# SHORT PROBLEM
Skip the pictures, please, and write out exactly the lines from the opening of the data through the line containing "import pandas as pd".

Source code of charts

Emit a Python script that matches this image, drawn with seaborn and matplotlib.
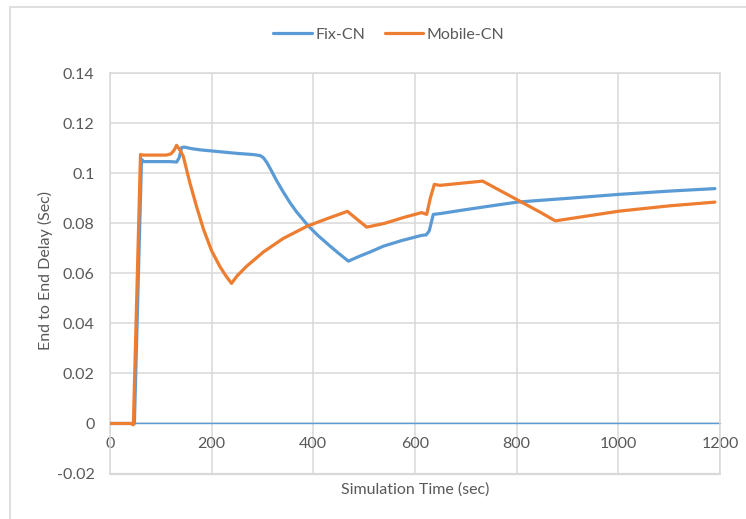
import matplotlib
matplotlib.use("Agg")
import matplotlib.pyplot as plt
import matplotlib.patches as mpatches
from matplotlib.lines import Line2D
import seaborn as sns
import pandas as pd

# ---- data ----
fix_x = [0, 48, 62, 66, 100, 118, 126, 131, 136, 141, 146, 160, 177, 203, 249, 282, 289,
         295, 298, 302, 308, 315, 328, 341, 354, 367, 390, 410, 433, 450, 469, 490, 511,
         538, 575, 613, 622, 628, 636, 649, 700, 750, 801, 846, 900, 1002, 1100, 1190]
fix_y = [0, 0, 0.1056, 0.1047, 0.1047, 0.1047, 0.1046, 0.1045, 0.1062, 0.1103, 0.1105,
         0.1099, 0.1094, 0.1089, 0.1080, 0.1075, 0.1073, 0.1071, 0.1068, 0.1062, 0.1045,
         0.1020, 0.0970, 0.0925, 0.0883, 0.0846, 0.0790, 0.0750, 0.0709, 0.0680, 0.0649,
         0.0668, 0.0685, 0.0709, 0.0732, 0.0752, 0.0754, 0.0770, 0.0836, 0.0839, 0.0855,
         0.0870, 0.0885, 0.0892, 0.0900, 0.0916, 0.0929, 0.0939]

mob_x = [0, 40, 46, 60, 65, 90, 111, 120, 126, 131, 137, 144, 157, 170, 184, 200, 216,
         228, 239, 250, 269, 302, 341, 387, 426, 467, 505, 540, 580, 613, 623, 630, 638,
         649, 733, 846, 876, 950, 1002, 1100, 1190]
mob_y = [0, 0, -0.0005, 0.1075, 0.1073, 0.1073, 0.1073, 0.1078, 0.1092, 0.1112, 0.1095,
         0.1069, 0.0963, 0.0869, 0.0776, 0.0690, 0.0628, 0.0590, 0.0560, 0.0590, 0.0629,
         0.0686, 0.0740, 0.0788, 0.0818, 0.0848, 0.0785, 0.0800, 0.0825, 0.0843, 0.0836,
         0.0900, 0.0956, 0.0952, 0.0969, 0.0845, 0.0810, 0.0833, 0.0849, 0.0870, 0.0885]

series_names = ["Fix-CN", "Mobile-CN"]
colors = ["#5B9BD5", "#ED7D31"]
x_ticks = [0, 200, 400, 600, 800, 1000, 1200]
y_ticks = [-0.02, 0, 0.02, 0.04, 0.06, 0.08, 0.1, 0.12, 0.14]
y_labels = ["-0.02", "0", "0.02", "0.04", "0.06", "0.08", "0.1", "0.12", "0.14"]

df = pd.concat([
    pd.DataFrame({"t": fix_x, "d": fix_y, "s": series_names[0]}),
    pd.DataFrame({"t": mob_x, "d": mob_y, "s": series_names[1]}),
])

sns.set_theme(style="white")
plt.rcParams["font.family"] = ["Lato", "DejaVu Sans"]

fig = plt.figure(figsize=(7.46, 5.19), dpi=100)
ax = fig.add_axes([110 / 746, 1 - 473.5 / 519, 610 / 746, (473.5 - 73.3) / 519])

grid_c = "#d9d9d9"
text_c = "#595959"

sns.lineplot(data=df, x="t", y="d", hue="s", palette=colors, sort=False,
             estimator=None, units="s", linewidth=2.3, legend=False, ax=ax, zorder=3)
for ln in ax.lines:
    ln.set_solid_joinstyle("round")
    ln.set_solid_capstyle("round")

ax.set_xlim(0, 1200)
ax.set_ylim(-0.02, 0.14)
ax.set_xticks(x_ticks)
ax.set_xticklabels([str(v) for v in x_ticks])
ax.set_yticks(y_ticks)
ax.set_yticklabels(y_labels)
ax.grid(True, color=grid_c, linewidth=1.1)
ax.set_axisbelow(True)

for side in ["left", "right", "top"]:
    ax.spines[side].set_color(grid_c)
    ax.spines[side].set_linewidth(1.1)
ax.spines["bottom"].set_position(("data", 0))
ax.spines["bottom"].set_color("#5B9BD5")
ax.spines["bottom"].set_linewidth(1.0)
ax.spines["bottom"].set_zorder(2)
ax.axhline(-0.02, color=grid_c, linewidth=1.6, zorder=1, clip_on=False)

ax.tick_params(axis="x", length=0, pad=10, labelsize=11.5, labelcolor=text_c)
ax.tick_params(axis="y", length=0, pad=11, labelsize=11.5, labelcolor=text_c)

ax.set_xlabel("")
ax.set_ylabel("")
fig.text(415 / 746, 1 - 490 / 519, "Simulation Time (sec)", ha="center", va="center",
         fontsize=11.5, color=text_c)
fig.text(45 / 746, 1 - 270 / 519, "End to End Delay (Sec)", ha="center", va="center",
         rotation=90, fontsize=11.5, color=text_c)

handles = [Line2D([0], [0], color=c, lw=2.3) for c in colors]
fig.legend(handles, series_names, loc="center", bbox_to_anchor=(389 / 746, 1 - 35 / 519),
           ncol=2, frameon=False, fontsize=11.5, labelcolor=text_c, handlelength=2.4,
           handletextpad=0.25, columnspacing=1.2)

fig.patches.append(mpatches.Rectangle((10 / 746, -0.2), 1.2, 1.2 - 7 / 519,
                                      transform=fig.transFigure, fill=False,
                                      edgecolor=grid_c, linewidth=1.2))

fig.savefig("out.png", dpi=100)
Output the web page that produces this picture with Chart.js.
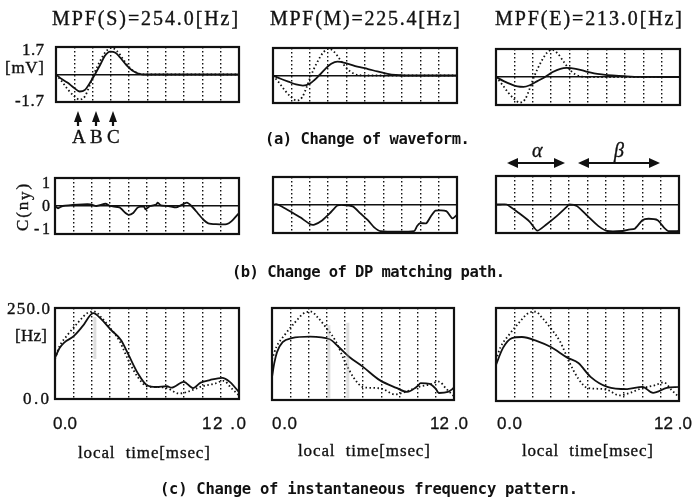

# RESULT
Emit a Python script that matches this image, drawn with seaborn and matplotlib.
import matplotlib
matplotlib.use("Agg")
import matplotlib.pyplot as plt
import matplotlib.patches as mpatches
from matplotlib.lines import Line2D
import seaborn as sns
import pandas as pd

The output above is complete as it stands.